▸ **Short exercise**
Write the data out again exactly, dropping any images it holds.
···
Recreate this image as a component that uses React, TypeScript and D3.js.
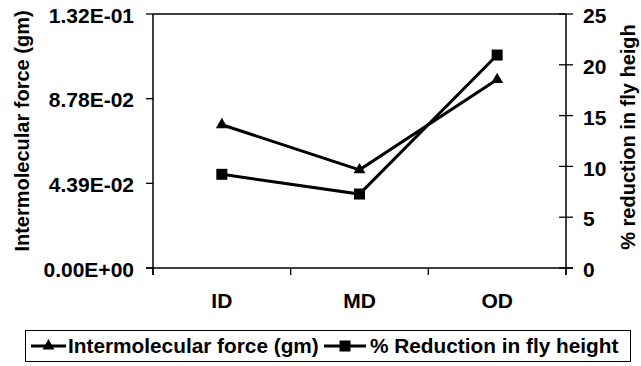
import React from "react";
import * as d3 from "d3";

const categories = ["ID", "MD", "OD"];
const forceValues = [0.0743, 0.0509, 0.0977];
const reductionValues = [9.22, 7.28, 20.96];
const leftTickLabels = ["0.00E+00", "4.39E-02", "8.78E-02", "1.32E-01"];
const rightTicks = [0, 5, 10, 15, 20, 25];
const leftMax = 0.1317;
const rightMax = 25;

const W = 641;
const H = 366;
const M = { left: 153, right: 566, top: 14, bottom: 268 };
const FONT = "'Liberation Sans', Arial, sans-serif";

export default function App() {
  const x = d3.scaleBand<string>().domain(categories).range([M.left, M.right]);
  const yL = d3.scaleLinear().domain([0, leftMax]).range([M.bottom, M.top]);
  const yR = d3.scaleLinear().domain([0, rightMax]).range([M.bottom, M.top]);
  const cx = (c: string) => (x(c) as number) + x.bandwidth() / 2;

  const lineL = d3
    .line<number>()
    .x((_, i) => cx(categories[i]))
    .y((d) => yL(d));
  const lineR = d3
    .line<number>()
    .x((_, i) => cx(categories[i]))
    .y((d) => yR(d));

  const tri = d3.symbol().type(d3.symbolTriangle).size(62)();
  const leftTicks = leftTickLabels.map((_, i) => (leftMax * i) / 3);
  const boundaries = [...categories.map((c) => x(c) as number), M.right];

  return (
    <svg
      width={W}
      height={H}
      style={{ position: "absolute", left: 0, top: 0, background: "#fff" }}
      fontFamily={FONT}
      fontWeight="bold"
    >
      {/* plot frame top */}
      <line x1={M.left} x2={M.right} y1={M.top} y2={M.top} stroke="#000" strokeWidth={1.3} />
      {/* left axis */}
      <line x1={M.left} x2={M.left} y1={M.top} y2={M.bottom + 7} stroke="#000" strokeWidth={1.5} />
      {leftTicks.map((t, i) => (
        <g key={"lt" + i}>
          <line x1={M.left - 7} x2={M.left} y1={yL(t)} y2={yL(t)} stroke="#000" strokeWidth={1.3} />
          <text x={M.left - 19} y={yL(t)} dy="0.42em" textAnchor="end" fontSize={21}>
            {leftTickLabels[i]}
          </text>
        </g>
      ))}
      {/* right axis */}
      <line x1={M.right} x2={M.right} y1={M.top} y2={M.bottom + 7} stroke="#000" strokeWidth={1.5} />
      {rightTicks.map((t) => (
        <g key={"rt" + t}>
          <line x1={M.right - 7} x2={M.right + 7} y1={yR(t)} y2={yR(t)} stroke="#000" strokeWidth={1.3} />
          <text x={M.right + 17} y={yR(t)} dy="0.44em" textAnchor="start" fontSize={21}>
            {t}
          </text>
        </g>
      ))}
      {/* bottom axis */}
      <line x1={M.left - 7} x2={M.right + 7} y1={M.bottom} y2={M.bottom} stroke="#000" strokeWidth={1.5} />
      {boundaries.map((b, i) => (
        <line key={"bt" + i} x1={b} x2={b} y1={M.bottom} y2={M.bottom + 7} stroke="#000" strokeWidth={1.3} />
      ))}
      {categories.map((c) => (
        <text key={c} x={cx(c)} y={308} textAnchor="middle" fontSize={21}>
          {c}
        </text>
      ))}
      {/* axis titles */}
      <text transform="translate(29, 131) rotate(-90)" textAnchor="middle" fontSize={20}>
        Intermolecular force (gm)
      </text>
      <text transform="translate(635, 137) rotate(-90)" textAnchor="middle" fontSize={20}>
        % reduction in fly heigh
      </text>
      {/* series */}
      <path d={lineL(forceValues) as string} fill="none" stroke="#000" strokeWidth={3} />
      <path d={lineR(reductionValues) as string} fill="none" stroke="#000" strokeWidth={3} />
      {forceValues.map((v, i) => (
        <path key={"tm" + i} d={tri as string} transform={`translate(${cx(categories[i])},${yL(v)})`} fill="#000" />
      ))}
      {reductionValues.map((v, i) => (
        <rect key={"sm" + i} x={cx(categories[i]) - 5.5} y={yR(v) - 5.5} width={11} height={11} fill="#000" />
      ))}
      {/* legend */}
      <rect x={25.5} y={330.5} width={605} height={31} fill="#fff" stroke="#000" strokeWidth={1} />
      <line x1={31} x2={66} y1={346} y2={346} stroke="#000" strokeWidth={3} />
      <path d={tri as string} transform="translate(48.5,346)" fill="#000" />
      <text x={68} y={353} fontSize={20.8}>
        Intermolecular force (gm)
      </text>
      <line x1={324} x2={366} y1={346} y2={346} stroke="#000" strokeWidth={3} />
      <rect x={339.5} y={340.5} width={11} height={11} fill="#000" />
      <text x={370} y={353} fontSize={20.8}>
        % Reduction in fly height
      </text>
    </svg>
  );
}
···
▸ **Final answer**
Recreate this image as a component that uses React, TypeScript and D3.js.
import React from "react";
import * as d3 from "d3";

const categories = ["ID", "MD", "OD"];
const forceValues = [0.0743, 0.0509, 0.0977];
const reductionValues = [9.22, 7.28, 20.96];
const leftTickLabels = ["0.00E+00", "4.39E-02", "8.78E-02", "1.32E-01"];
const rightTicks = [0, 5, 10, 15, 20, 25];
const leftMax = 0.1317;
const rightMax = 25;

const W = 641;
const H = 366;
const M = { left: 153, right: 566, top: 14, bottom: 268 };
const FONT = "'Liberation Sans', Arial, sans-serif";

export default function App() {
  const x = d3.scaleBand<string>().domain(categories).range([M.left, M.right]);
  const yL = d3.scaleLinear().domain([0, leftMax]).range([M.bottom, M.top]);
  const yR = d3.scaleLinear().domain([0, rightMax]).range([M.bottom, M.top]);
  const cx = (c: string) => (x(c) as number) + x.bandwidth() / 2;

  const lineL = d3
    .line<number>()
    .x((_, i) => cx(categories[i]))
    .y((d) => yL(d));
  const lineR = d3
    .line<number>()
    .x((_, i) => cx(categories[i]))
    .y((d) => yR(d));

  const tri = d3.symbol().type(d3.symbolTriangle).size(62)();
  const leftTicks = leftTickLabels.map((_, i) => (leftMax * i) / 3);
  const boundaries = [...categories.map((c) => x(c) as number), M.right];

  return (
    <svg
      width={W}
      height={H}
      style={{ position: "absolute", left: 0, top: 0, background: "#fff" }}
      fontFamily={FONT}
      fontWeight="bold"
    >
      {/* plot frame top */}
      <line x1={M.left} x2={M.right} y1={M.top} y2={M.top} stroke="#000" strokeWidth={1.3} />
      {/* left axis */}
      <line x1={M.left} x2={M.left} y1={M.top} y2={M.bottom + 7} stroke="#000" strokeWidth={1.5} />
      {leftTicks.map((t, i) => (
        <g key={"lt" + i}>
          <line x1={M.left - 7} x2={M.left} y1={yL(t)} y2={yL(t)} stroke="#000" strokeWidth={1.3} />
          <text x={M.left - 19} y={yL(t)} dy="0.42em" textAnchor="end" fontSize={21}>
            {leftTickLabels[i]}
          </text>
        </g>
      ))}
      {/* right axis */}
      <line x1={M.right} x2={M.right} y1={M.top} y2={M.bottom + 7} stroke="#000" strokeWidth={1.5} />
      {rightTicks.map((t) => (
        <g key={"rt" + t}>
          <line x1={M.right - 7} x2={M.right + 7} y1={yR(t)} y2={yR(t)} stroke="#000" strokeWidth={1.3} />
          <text x={M.right + 17} y={yR(t)} dy="0.44em" textAnchor="start" fontSize={21}>
            {t}
          </text>
        </g>
      ))}
      {/* bottom axis */}
      <line x1={M.left - 7} x2={M.right + 7} y1={M.bottom} y2={M.bottom} stroke="#000" strokeWidth={1.5} />
      {boundaries.map((b, i) => (
        <line key={"bt" + i} x1={b} x2={b} y1={M.bottom} y2={M.bottom + 7} stroke="#000" strokeWidth={1.3} />
      ))}
      {categories.map((c) => (
        <text key={c} x={cx(c)} y={308} textAnchor="middle" fontSize={21}>
          {c}
        </text>
      ))}
      {/* axis titles */}
      <text transform="translate(29, 131) rotate(-90)" textAnchor="middle" fontSize={20}>
        Intermolecular force (gm)
      </text>
      <text transform="translate(635, 137) rotate(-90)" textAnchor="middle" fontSize={20}>
        % reduction in fly heigh
      </text>
      {/* series */}
      <path d={lineL(forceValues) as string} fill="none" stroke="#000" strokeWidth={3} />
      <path d={lineR(reductionValues) as string} fill="none" stroke="#000" strokeWidth={3} />
      {forceValues.map((v, i) => (
        <path key={"tm" + i} d={tri as string} transform={`translate(${cx(categories[i])},${yL(v)})`} fill="#000" />
      ))}
      {reductionValues.map((v, i) => (
        <rect key={"sm" + i} x={cx(categories[i]) - 5.5} y={yR(v) - 5.5} width={11} height={11} fill="#000" />
      ))}
      {/* legend */}
      <rect x={25.5} y={330.5} width={605} height={31} fill="#fff" stroke="#000" strokeWidth={1} />
      <line x1={31} x2={66} y1={346} y2={346} stroke="#000" strokeWidth={3} />
      <path d={tri as string} transform="translate(48.5,346)" fill="#000" />
      <text x={68} y={353} fontSize={20.8}>
        Intermolecular force (gm)
      </text>
      <line x1={324} x2={366} y1={346} y2={346} stroke="#000" strokeWidth={3} />
      <rect x={339.5} y={340.5} width={11} height={11} fill="#000" />
      <text x={370} y={353} fontSize={20.8}>
        % Reduction in fly height
      </text>
    </svg>
  );
}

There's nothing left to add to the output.